Nobile di Agid ci ricorda che servono regole serie per Ia, privacy e sicurezza—ma chi ci crede ancora?

L’Europa e l’Italia sono fuori gioco se continuano a concepire la regolamentazione sulla cybersecurity, la protezione dei dati e l’intelligenza artificiale come compartimenti stagni. Questa ossessione tutta italiana – e non solo – di normare a compartimenti stagni è un labirinto tanto intricato quanto inutile, un vero incubo per la pubblica amministrazione e per quel piccolo e medio tessuto imprenditoriale che deve arrancare dietro a normative parcellizzate.

Mario Nobile, direttore generale dell’Agenzia per l’Italia Digitale, ha buttato giù una realtà scomoda intervenendo alla conferenza ‘Cybersecurity & AI: Orizzonti strategici e impatti verticali’ al Senato. Ha spiegato che un vero approccio olistico dovrebbe mettere la sicurezza informatica, la protezione dei dati e l’utilità dell’intelligenza artificiale sullo stesso piano, specialmente quando si parla delle piccole e medie imprese. Insomma, il famoso “tutto insieme appassionatamente”, invece dello spezzettamento normativo che non porta altro che confusione.

Secondo Nobile, un software di intelligenza artificiale rivolto a una pmi non può essere solo innovativo, deve anche garantire sicurezza cibernetica, rispettare le normative sulla privacy e, ciliegina sulla torta, essere trasparente e competitivo. Ma pensare tutto questo come un pacchetto integrato pare una chimera nel nostro “bel paese” che persiste nel normare a silos senza colpo ferire.

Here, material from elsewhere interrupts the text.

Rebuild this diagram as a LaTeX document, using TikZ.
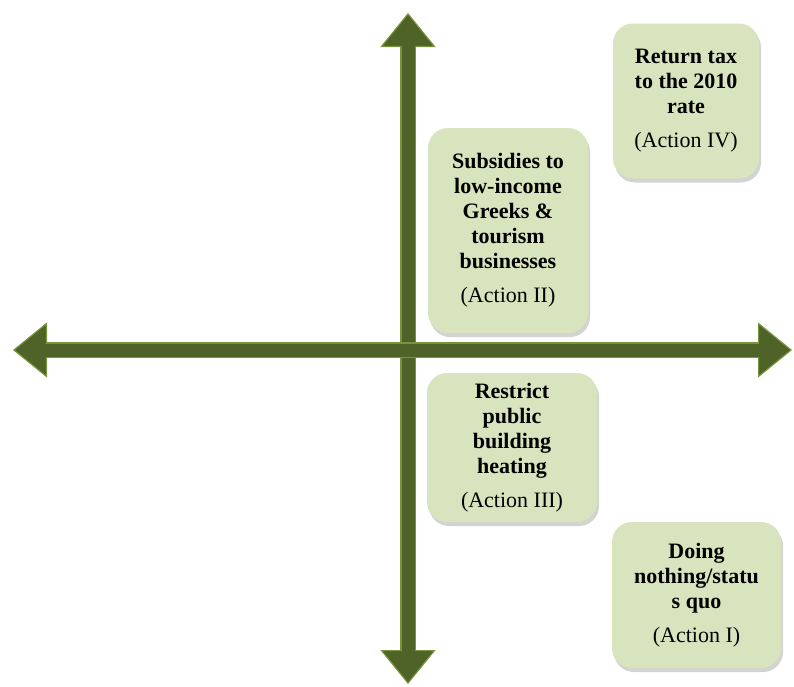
\documentclass[tikz,border=0pt]{standalone}
\usepackage{fontspec}
\setmainfont{Liberation Serif}
\usetikzlibrary{arrows.meta,shapes,positioning,shadows}
\definecolor{dfolive}{RGB}{79,98,40}
\definecolor{dfolivelight}{RGB}{119,147,60}
\definecolor{dfsage}{RGB}{215,228,189}
\tikzstyle{quadaxis} = [line width=13pt, color=dfolive,
  {Triangle[width=55pt,length=34pt,line width=1.2pt,fill=dfolive,color=dfolivelight]}-{Triangle[width=55pt,length=34pt,line width=1.2pt,fill=dfolive,color=dfolivelight]},
  preaction={draw=dfolivelight, line width=16pt, -, shorten <=30pt, shorten >=30pt},
  postaction={draw=dfolive, line width=13pt, -, shorten <=30pt, shorten >=30pt}]
\tikzstyle{action} = [rectangle, rounded corners=20pt, align=center, fill=dfsage,
  font=\fontsize{22pt}{25pt}\selectfont\bfseries,
  drop shadow={shadow xshift=2pt, shadow yshift=-4pt, opacity=0.35}]

\begin{document}
\begin{tikzpicture}[x=1pt, y=-1pt]
\useasboundingbox (0,0) rectangle (794,686);
% Axes
\coordinate (vtop) at (408,13);
\coordinate (vbottom) at (408,684);
\coordinate (hleft) at (13,350);
\coordinate (hright) at (792,350);
\draw[quadaxis] (vbottom) -- (vtop);
\draw[quadaxis] (hleft) -- (hright);

% Actions
\node (actfour) [action, minimum width=146pt, minimum height=155pt] at (686,101)
  {Return tax\\to the 2010\\rate\\[9pt]\textnormal{(Action IV)}};
\node (acttwo) [action, minimum width=160pt, minimum height=205pt] at (508,230.5)
  {Subsidies to\\low-income\\Greeks \&\\tourism\\businesses\\[9pt]\textnormal{(Action II)}};
\node (actthree) [action, minimum width=170pt, minimum height=149pt] at (512,447.5)
  {Restrict\\public\\building\\heating\\[9pt]\textnormal{(Action III)}};
\node (actone) [action, minimum width=169pt, minimum height=146pt] at (696.5,595)
  {Doing\\nothing/statu\\s quo\\[9pt]\textnormal{(Action I)}};
\end{tikzpicture}
\end{document}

Per aggiungere un po’ di pepe, Nobile ha tirato in ballo i data center, quegli eroi nascosti della rivoluzione digitale, ancora troppo pochi in Italia. Non solo sono centrali per mantenere attiva e sicura l’infrastruttura digitale, ma svolgono anche un ruolo strategico nella riduzione delle emissioni climalteranti. Come? Beh, permettendo a migliaia di agricoltori, di piccole e medie imprese manifatturiere e a chi usa il proprio veicolo di ottimizzare la loro impronta ecologica, sostituendo operazioni più inquinanti con processi digitalizzati.

Il nostro caro paese, evidentemente preso dallo sconforto o dal solito procrastinare, non ha ancora una quantità sufficiente di data center e rischia di perdere terreno. Che peccato se si pensa che non si tratterebbe solo di consumi energetici, ma del valore aggiunto che queste strutture possono portare sia al territorio in cui sono installate che all’intero sistema nazionale. Una sfida da affrontare con un po’ meno burocrazia e un po’ più di lungimiranza, insomma.